In Part three of the digital transformation series we discuss technology resources in greater detail and why some of them just cannot solve IT’s digital transformation problem.
Gartner, Inc. a leading technology analyst and consulting company, recently released a grid that defines what technical resource solution should be engaged for a particular type of technology being deployed. Digital transformation is in the upper left and right quadrants. We agree with Gartner (as many of Gartner’s conclusions came from Eagle Creek interviews), but would like to take a more pragmatic view to this conclusion in this blog post.
We ask every IT department the same question—on a scale of 1 to 10, 10 being perfect, how effective are your mid-level managers in managing offshore? (A mid-level manager has responsibility for overseeing the day-to-day activities of technical resources associated with a technical project.) Without hesitation the answer is always the same, “We’re a 2 or 3.” For most businesses this statement is a reflection of no less than 7 years of Offshore experience and for some as many as 15 years of experience.

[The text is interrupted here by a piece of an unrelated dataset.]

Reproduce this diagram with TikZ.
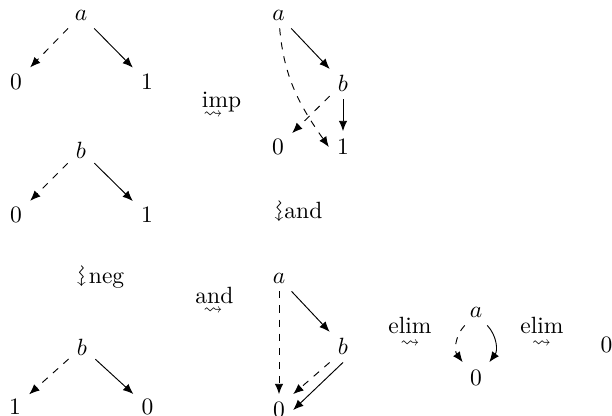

On a new scale of 1 to 10, if technologies were measured by complexity, digital transformation will be considered a 9 or 10. This is compared to technologies that have been traditionally sent offshore for the last decade, technologies generally considered to be at a 2, 3, 4 and 5 levels. Most IT departments have concluded if offshore hasn’t been successful with the easier technologies, the more difficult technologies of today will never work.
Regardless of why offshore isn’t working, the real issue is—it isn’t working. Most U.S. businesses have concluded it can’t make offshore work for digital transformation or digital business.
Onsite contractors are the most expensive resource an IT department can engage. These resources are approximately 1.5x to 2x the cost of Employees, 3x to 5x the cost of offshore, and 2x to 3x the cost of onshore. Because of increased demand issues resulting from digital transformation and the limited new supply of technical resources entering the market this differential will only continue to increase making it mathematically impossible to solve an IT backlog problem, constrained by a budget, with onsite technical resources.
But, onsite will play a role in digital transformation. It is our estimation for every four to six remote resources (either onshore or offshore) there will be a requirement for one onsite or employee resource. Generally, the onsite technical resource has a greater depth of knowledge of the technical issues associated with a project.
Every IT department prefers an employee for a technical resource position, but this isn’t practical for the following reasons:
1. There are too many technologies within an IT department to staff all positions internally.
2. Many of these positions require unique to semi unique skillsets.
3. Many times the technical position is engaged for a limited period of time, e.g. an implementation.
4. The positions referenced in the above three points will probably disrupt the pay scale of most IT departments. These positions are generally paying 25% more than a similar grade employee.
5. It is unlikely IT departments will revert to training new employees. The cost of training is too great when all factors are considered.
The above applies to digital transformation—and are the reasons why IT departments cannot internally staff its way to a solution. It’s our expectation that employees will only make up 25% of digital transformation resource requirements in the future.